The UN says there are now 43 million people who are forcibly displaced through persecution or conflict, the highest since the mid-1990s. Several million are displaced through natural disasters and 27 million by conflict in their own countries. They are the "internally displaced people". The world's major refugee populations include Palestinians (4.8 million), Afghans (2.9 million), Iraqis (1.8 million), Somalis (700,000), Congolese (456,000), Burmese (407,000), Colombians (390,000) and Sudanese (370,000). Children make up around 41 per cent of the world's total, with women making up about half of all refugees. Around two-thirds have been in exile for more than five years.

The UK currently takes in about 4 per cent of the world's refugees out of 14 million worldwide. However, only 4,175 people were granted official refugee status in the UK last year. The Refugee Council faces 62 per cent cuts to support services for asylum seekers. A survey of Britons earlier this year revealed that two-thirds are sympathetic to refugees coming to the UK. The Refugee Council poll found three-quarters of women and 61 per cent of men were sympathetic to those fleeing persecution. But the poll also revealed widespread ignorance about refugees: more than four in 10 believe 100,000 or more refugees were accepted by the UK in 2009. While many people surveyed confused workers from Poland and Eastern Europe with refugees.

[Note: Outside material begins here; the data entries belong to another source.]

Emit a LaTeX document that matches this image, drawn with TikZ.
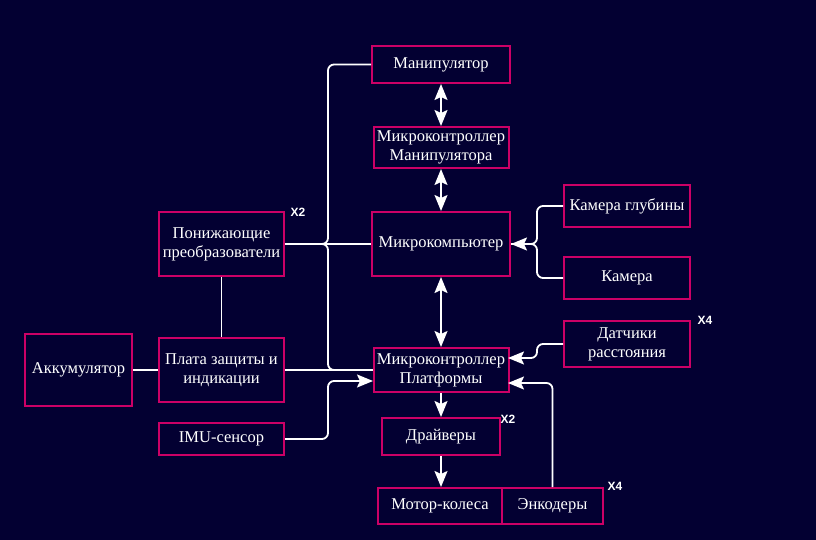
\documentclass[tikz,border=0pt]{standalone}
\usepackage{fontspec}
\setmainfont{Liberation Serif}
\newfontfamily\labelfont{Liberation Sans}
\usetikzlibrary{arrows.meta}
\definecolor{bgnavy}{RGB}{3,0,50}
\definecolor{boxred}{RGB}{204,0,102}
\begin{document}
\begin{tikzpicture}[x=1pt, y=-1pt,
  box/.style={draw=boxred, line width=2pt, fill=bgnavy, text=white, align=center, inner sep=0pt, font=\fontsize{16.5}{19}\selectfont},
  link/.style={draw=white, line width=1.8pt, rounded corners=6pt},
  arr/.style={link, -{Stealth[length=16pt, width=13pt, inset=3pt]}},
  twoarr/.style={link, {Stealth[length=16pt, width=13pt, inset=3pt]}-{Stealth[length=16pt, width=13pt, inset=3pt]}},
  mult/.style={text=white, font=\labelfont\bfseries\fontsize{12}{14}\selectfont}]
\fill[bgnavy] (0,0) rectangle (816,540);
\useasboundingbox (0,0) rectangle (816,540);
% boxes
\node[box, minimum width=138pt, minimum height=37pt] (manip) at (441,64.5) {Манипулятор};
\node[box, minimum width=135pt, minimum height=41pt] (mcmanip) at (441,147.5) {Микроконтроллер\\Манипулятора};
\node[box, minimum width=138pt, minimum height=64pt] (mcomp) at (441,244) {Микрокомпьютер};
\node[box, minimum width=126pt, minimum height=42pt] (depthcam) at (627,206) {Камера глубины};
\node[box, minimum width=126pt, minimum height=42pt] (cam) at (627,278) {Камера};
\node[box, minimum width=126pt, minimum height=46pt] (range) at (627,344) {Датчики\\расстояния};
\node[box, minimum width=125pt, minimum height=64pt] (conv) at (221.5,244) {Понижающие\\преобразователи};
\node[box, minimum width=125pt, minimum height=64pt] (board) at (221.5,370) {Плата защиты и\\индикации};
\node[box, minimum width=107pt, minimum height=72pt] (batt) at (78.5,370) {Аккумулятор};
\node[box, minimum width=125pt, minimum height=32pt] (imu) at (221.5,439) {IMU-сенсор};
\node[box, minimum width=135pt, minimum height=44pt] (mcplat) at (441,370) {Микроконтроллер\\Платформы};
\node[box, minimum width=118pt, minimum height=37pt] (drv) at (441,436.5) {Драйверы};
\node[box, minimum width=124pt, minimum height=36pt] (motor) at (440,506) {Мотор-колеса};
\node[box, minimum width=101pt, minimum height=36pt] (enc) at (552.5,506) {Энкодеры};
% multiplicity labels
\node[mult] (m1) at (298,212) {X2};
\node[mult] (m2) at (705,320) {X4};
\node[mult] (m3) at (508,419) {X2};
\node[mult] (m4) at (615,486) {X4};
% junction points
\coordinate (pj) at (328,244);
\coordinate (ij) at (328,439);
\coordinate (imuin) at (373,381);
\coordinate (cj1) at (537,206);
\coordinate (cj2) at (537,278);
\coordinate (rj) at (537,344);
\coordinate (rangein) at (508,358);
\coordinate (encin) at (508,383);
% power lines
\draw[link] (batt) -- (board);
\draw[link] (conv) -- (board);
\draw[link] (board.east) -- (mcplat.west);
\draw[link] (conv.east) -- (mcomp.west);
\draw[link] (conv.east) -- (pj) |- (manip.west);
\draw[link] (conv.east) -- (pj) |- (mcplat.west);
% data lines
\draw[twoarr] (manip) -- (mcmanip);
\draw[twoarr] (mcmanip) -- (mcomp);
\draw[twoarr] (mcomp) -- (mcplat);
\draw[arr] (depthcam.west) -- (cj1) |- (mcomp.east);
\draw[link] (cam.west) -- (cj2) |- (mcomp.east);
\draw[arr] (range.west) -- (rj) |- (rangein);
\draw[arr] (enc.north) |- (encin);
\draw[arr] (imu.east) -- (ij) |- (imuin);
\draw[arr] (mcplat) -- (drv);
\draw[arr] (drv.south) -- (drv.south |- motor.north);
\end{tikzpicture}
\end{document}
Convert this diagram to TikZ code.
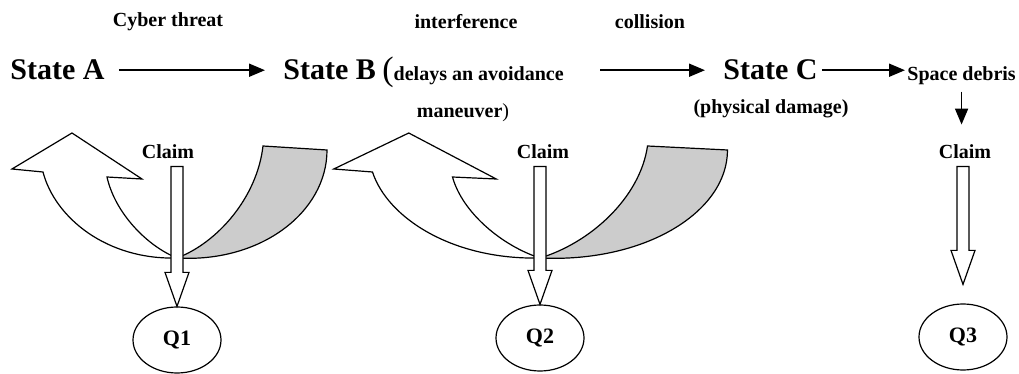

Asylum-seekers have been blamed for the shortage of jobs and public housing, but a cursory look at the figures reveal that this problem already existed. Politicians have concentrated on nauseating nit-picking about refugees not staying in the “first safe country” they reach, accusing them of seeing Britain as a “soft touch”. Apart from the fact that no country is “safe” from capitalism, just as this economic system became global because that was beneficial to capital, so too has there been economic pressure for one global language to facilitate efficiency in the markets. And since America has been, and remains the dominant economic power — along with other significant economies also having English as their principal language — governments and astute parents in other countries with different native tongues have felt impelled to teach children to speak English in order to be able to compete. Hence, migrants with even a smattering of English, and a desire to work for a bearable living standard or to pay off debts to people-traffickers, choose countries like Britain. Or Australia, a country ironically founded by boatloads of undesirables, where the government panders to apparently widespread racist sentiment.

Sadly, under capitalism, artificial lines on maps divide the world into different camps, which enable those who own the earth to defend their bit of it and to make claims on other bits. A sensible society would have no concept of refugeehood or any of the other states of oppression so movingly described here. The answer to people fleeing conflict, deprivation and brutal regimes is to remove the root causes of such nastiness — minority ownership and control of resources which generates rivalry. It is this exclusive possession and control of resources that also divides the world into separate competing countries, and the need for associated borders to prevent others from attempting to acquire these valuable assets. And since these means of production responsible are possessed and run by ruling classes in all countries worldwide, worldwide socialism is the only solution. Socialists are often reviled for their unrealistic utopianism in opposing national divisions. Yet we will always maintain that workers have no country.